Suggestions?

 From:  Michael Gibson
4123.31 In reply to 4123.29 
Hi Felix,

> I want to apologize for the time you spend with my silly
> questions. I want you to know I've appreciated a lot
> conversing with you.

Don't worry, it was no problem! :)


> and I know why I expected a different behavior. I've been
> using Skecthup for a while and when I joined (actually weld)
> segments together they become a continuous curve as in
> MOI but this even after extrusion (push/pull in SU) or many
> other operation.

Yes, the way SketchUp works is pretty different - SketchUp doesn't actually have true smooth curves in it at all, what SketchUp calls a curve is actually made up of a bunch of little line segments. A "weld" type operation in a polygon modeler is a bit different than MoI's Join function. MoI's Join is somewhat more like making a group, but kind of a special group where the pieces know that they are connected together either end-to-end for a curve or edge-to-edge for surfaces.


> It's not a CAM program per say and one of the notes mention
> to watch for breaks or segmented elements because the script
> interpret a break as retract operation.

Well, 3DS Max and gMax are polygon based modelers, so this was possibly referring to needing to have polygons welded together so that the triangles that make up a surface share a common vertex point which then can make it easier for program code to find adjacent polygons to traverse them.

The equivalent kind of "traversability" in a NURBS based program is having 2 surfaces be joined together so that they have a shared common edge rather than being 2 completely separate surfaces that just happened to be nearby one another.

So that edge that you were worried about previously was not a problem in this sense because it was a joined edge between 2 surfaces.


The geometry in 3DS Max and Gmax is made up of triangle meshes, so it's actually chock full of edges everywhere, it just won't display them all the time unless you are in wireframe mode.

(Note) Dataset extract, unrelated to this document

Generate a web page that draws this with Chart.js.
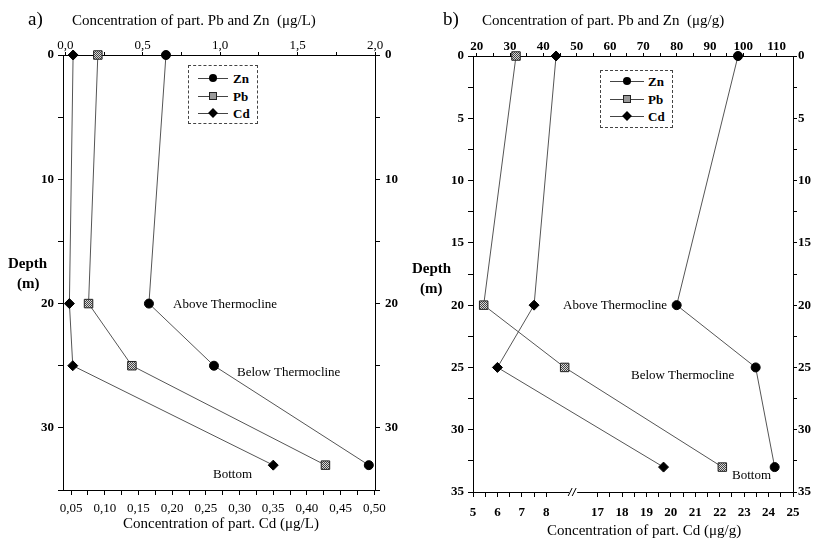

So I doubt that the CNC Toolkit thing is actually sensitive to just any edge or else it wouldn't be able to handle more than just 1 triangle at a time, that warning was most likely about an edge where it could not find another adjacent polygon that was hooked into the same vertices as the current one.


> But this maybe irrelevant with a true CAM program such
> BobCad that I intend to use.

You could actually find a similar issue in there, but just to reiterate - the issue is probably going to be if you have just totally separate unjoined surfaces as compared to surfaces that are joined together and share a common edge (making a connected skin).